§ Exercise prompt
Leave out the pictures, and retype only the lines from the beginning of the material through the line that contains "return 1 - y / H", including both.

§ Dataset excerpt
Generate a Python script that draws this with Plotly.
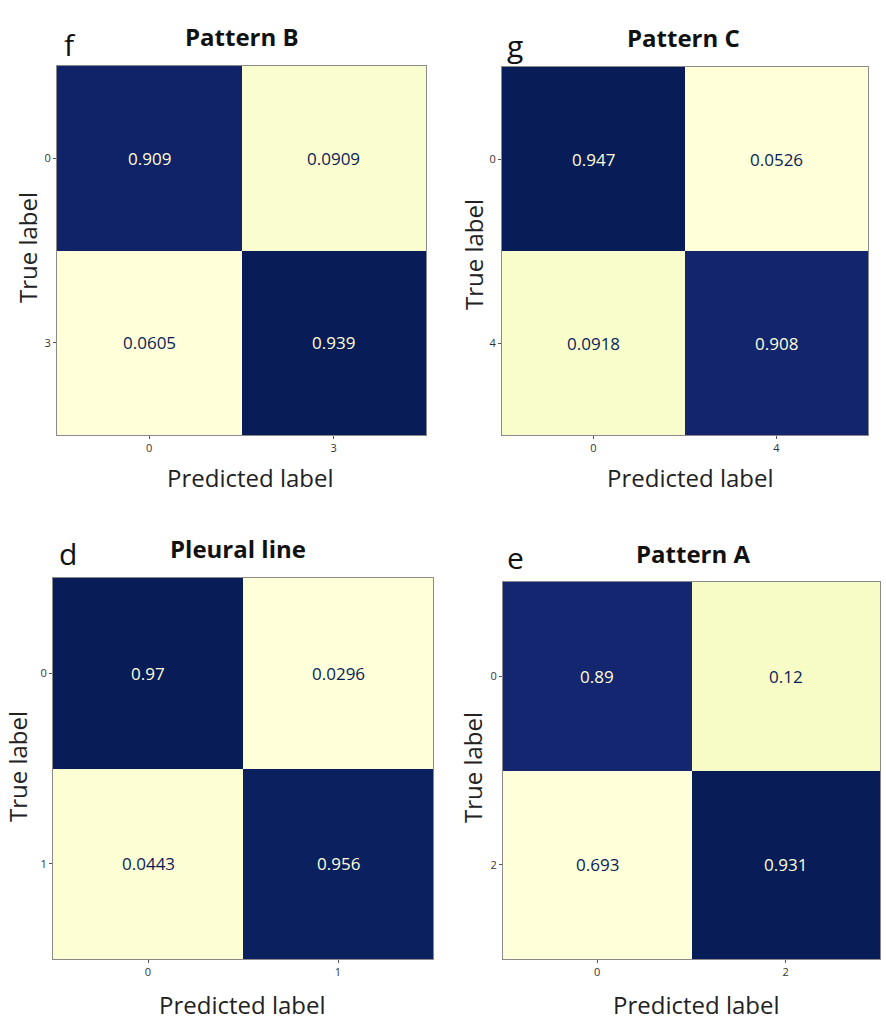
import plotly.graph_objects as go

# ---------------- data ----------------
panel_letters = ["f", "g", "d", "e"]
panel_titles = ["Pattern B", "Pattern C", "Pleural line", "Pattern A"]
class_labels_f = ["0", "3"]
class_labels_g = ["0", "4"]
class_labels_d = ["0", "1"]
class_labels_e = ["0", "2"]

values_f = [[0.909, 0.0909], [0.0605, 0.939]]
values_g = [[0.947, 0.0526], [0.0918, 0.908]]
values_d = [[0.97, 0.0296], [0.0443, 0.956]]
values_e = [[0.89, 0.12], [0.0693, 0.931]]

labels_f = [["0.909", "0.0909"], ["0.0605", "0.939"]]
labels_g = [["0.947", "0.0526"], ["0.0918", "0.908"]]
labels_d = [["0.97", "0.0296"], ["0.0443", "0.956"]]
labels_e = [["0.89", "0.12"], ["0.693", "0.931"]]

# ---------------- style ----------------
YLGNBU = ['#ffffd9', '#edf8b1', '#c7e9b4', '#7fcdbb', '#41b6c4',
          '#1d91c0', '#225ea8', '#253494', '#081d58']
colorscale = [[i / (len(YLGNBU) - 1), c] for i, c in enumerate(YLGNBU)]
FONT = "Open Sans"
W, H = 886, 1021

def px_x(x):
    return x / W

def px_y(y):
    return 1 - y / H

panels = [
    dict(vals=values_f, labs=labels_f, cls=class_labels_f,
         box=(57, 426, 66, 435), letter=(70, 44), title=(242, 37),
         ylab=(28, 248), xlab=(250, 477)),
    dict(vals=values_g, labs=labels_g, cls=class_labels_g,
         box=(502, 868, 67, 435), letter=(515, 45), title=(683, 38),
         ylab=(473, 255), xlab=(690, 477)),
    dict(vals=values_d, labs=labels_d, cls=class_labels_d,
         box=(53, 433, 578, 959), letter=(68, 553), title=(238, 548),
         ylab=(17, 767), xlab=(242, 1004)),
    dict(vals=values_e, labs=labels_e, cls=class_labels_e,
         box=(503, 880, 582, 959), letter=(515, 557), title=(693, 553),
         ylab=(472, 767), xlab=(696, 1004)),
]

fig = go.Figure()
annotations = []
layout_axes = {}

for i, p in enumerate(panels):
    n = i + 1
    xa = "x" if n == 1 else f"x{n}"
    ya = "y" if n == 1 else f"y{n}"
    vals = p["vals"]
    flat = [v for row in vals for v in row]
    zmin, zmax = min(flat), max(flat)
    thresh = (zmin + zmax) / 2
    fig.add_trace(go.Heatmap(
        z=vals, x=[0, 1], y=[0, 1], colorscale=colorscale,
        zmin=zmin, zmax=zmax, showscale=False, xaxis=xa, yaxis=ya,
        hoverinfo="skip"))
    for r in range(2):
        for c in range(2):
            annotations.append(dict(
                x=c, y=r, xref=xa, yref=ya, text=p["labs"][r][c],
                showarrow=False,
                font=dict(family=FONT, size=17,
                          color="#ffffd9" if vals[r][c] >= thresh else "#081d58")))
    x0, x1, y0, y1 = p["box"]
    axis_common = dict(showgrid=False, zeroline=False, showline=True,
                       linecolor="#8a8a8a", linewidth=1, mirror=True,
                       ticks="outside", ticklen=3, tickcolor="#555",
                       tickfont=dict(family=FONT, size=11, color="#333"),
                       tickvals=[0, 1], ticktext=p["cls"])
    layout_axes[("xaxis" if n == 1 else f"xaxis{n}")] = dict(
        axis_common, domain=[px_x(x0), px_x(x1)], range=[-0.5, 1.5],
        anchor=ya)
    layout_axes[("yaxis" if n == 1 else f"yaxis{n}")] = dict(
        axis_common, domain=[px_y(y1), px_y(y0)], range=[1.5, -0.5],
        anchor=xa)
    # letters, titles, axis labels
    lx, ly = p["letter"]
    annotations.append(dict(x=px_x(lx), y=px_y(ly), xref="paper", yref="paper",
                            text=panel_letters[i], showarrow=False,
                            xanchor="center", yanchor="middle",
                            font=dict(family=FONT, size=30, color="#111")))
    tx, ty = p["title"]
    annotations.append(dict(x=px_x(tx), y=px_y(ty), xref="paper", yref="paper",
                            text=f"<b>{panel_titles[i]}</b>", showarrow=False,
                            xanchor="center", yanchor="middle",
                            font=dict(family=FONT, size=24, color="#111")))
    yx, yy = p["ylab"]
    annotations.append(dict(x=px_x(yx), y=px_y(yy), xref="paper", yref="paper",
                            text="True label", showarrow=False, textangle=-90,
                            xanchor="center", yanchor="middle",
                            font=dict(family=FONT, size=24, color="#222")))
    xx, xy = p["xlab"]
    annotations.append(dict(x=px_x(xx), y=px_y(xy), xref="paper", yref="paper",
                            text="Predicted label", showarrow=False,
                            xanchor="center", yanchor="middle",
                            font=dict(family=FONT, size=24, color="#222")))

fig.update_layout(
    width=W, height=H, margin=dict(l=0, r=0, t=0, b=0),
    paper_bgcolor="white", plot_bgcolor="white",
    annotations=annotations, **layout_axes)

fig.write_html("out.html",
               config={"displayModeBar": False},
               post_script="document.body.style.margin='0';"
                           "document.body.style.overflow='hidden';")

§ The reply
Generate a Python script that draws this with Plotly.
import plotly.graph_objects as go

# ---------------- data ----------------
panel_letters = ["f", "g", "d", "e"]
panel_titles = ["Pattern B", "Pattern C", "Pleural line", "Pattern A"]
class_labels_f = ["0", "3"]
class_labels_g = ["0", "4"]
class_labels_d = ["0", "1"]
class_labels_e = ["0", "2"]

values_f = [[0.909, 0.0909], [0.0605, 0.939]]
values_g = [[0.947, 0.0526], [0.0918, 0.908]]
values_d = [[0.97, 0.0296], [0.0443, 0.956]]
values_e = [[0.89, 0.12], [0.0693, 0.931]]

labels_f = [["0.909", "0.0909"], ["0.0605", "0.939"]]
labels_g = [["0.947", "0.0526"], ["0.0918", "0.908"]]
labels_d = [["0.97", "0.0296"], ["0.0443", "0.956"]]
labels_e = [["0.89", "0.12"], ["0.693", "0.931"]]

# ---------------- style ----------------
YLGNBU = ['#ffffd9', '#edf8b1', '#c7e9b4', '#7fcdbb', '#41b6c4',
          '#1d91c0', '#225ea8', '#253494', '#081d58']
colorscale = [[i / (len(YLGNBU) - 1), c] for i, c in enumerate(YLGNBU)]
FONT = "Open Sans"
W, H = 886, 1021

def px_x(x):
    return x / W

def px_y(y):
    return 1 - y / H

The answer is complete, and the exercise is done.